For 30 years, for no good reason other than that William Loeb, the late publisher of the Manchester Union Leader said so, no candidate for major office in New Hampshire has won without taking The Pledge — there shall be no broad-based statewide tax in the Granite State.
So here’s how New Hampshire lawmakers, after dallying for 15 months under a court order to meet the state constitution’s guarantee that every child will have an adequate education (with a standard definition of “adequate”), fixed its school-funding crisis in an 11th-hour frenzy late last week: a uniform property tax of 6.6 mills, with rich towns subsidizing the poor; increases in the business profits, property sales and cigarette taxes; a new tax on rental cars; tapping several sources of one-time money and crossing their fingers; raiding other areas of the state budget and hoping no one notices.
At least they kept The Pledge — as long as no one looks too closely at that uniform property tax.
It’s not a fix. It’s not even a decent Band-Aid. The court decision handed down in the Claremont Case in December 1997 was based on the claim by that property-poor town that the almost total reliance upon local property taxes to fund local schools violated the “adequate” clause. The new plan surely will quiet the poor towns, but it won’t take long for the wealthy “donor” towns to start howling about the confiscation of “their” property-tax dollars. Get ready for the Portsmouth Case.

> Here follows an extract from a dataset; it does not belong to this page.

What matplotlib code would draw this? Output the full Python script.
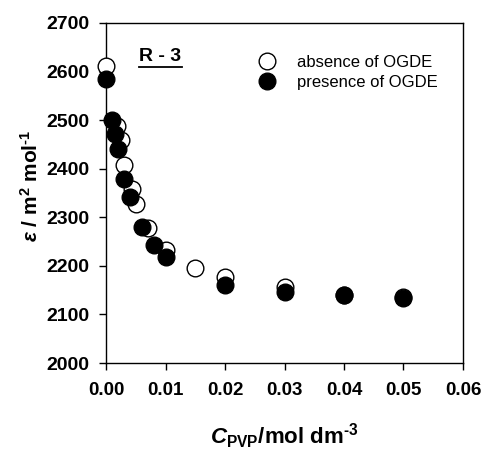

This episode has cost New Hampshire dearly. When lawmakers missed the April 1 deadline to have a new funding mechanism in place, many school districts had no choice but to hand out pink slips. Massachusetts got busy recruiting the best teachers. Wall Street downgraded the state’s bond rating. Public confidence plummeted. That kind of damage will not be undone by a plan so tenuous and that skirts the real issue. While polls show the New Hampshire public would welcome income or sales taxes if it meant relief in property taxes, lawmakers remain behind the curve.
Any plan, in any state, that finances good, fundamental education with primarily property taxes ensures a constant battle between poor towns that claim they’re being deprived and wealthy towns that claim they’re being robbed. That’s the way it will be as long as property taxes are viewed as the property of the town from where they come. Such an idea would be absurd if applied to income or even sales taxes.
Maine and all the other states that accept the necessity of broad-based statewide taxes to fund the essential obligations of a civilized society might look with bemusement at New Hampshire. At the same time, it should look at the still too heavy reliance upon property taxes and the still too great disparity in the quality of education and realize there is much more to be done.
With this statewide uniform property tax, New Hampshire keeps The Pledge by fudging on it, and thus guarantees more squabbling and divisiveness. Every child deserves an education that provides the opportunity for his or her full potential to be realized, regardless of whether that child comes from a town rich in property or poor. That’s a pledge worth taking. And worth keeping.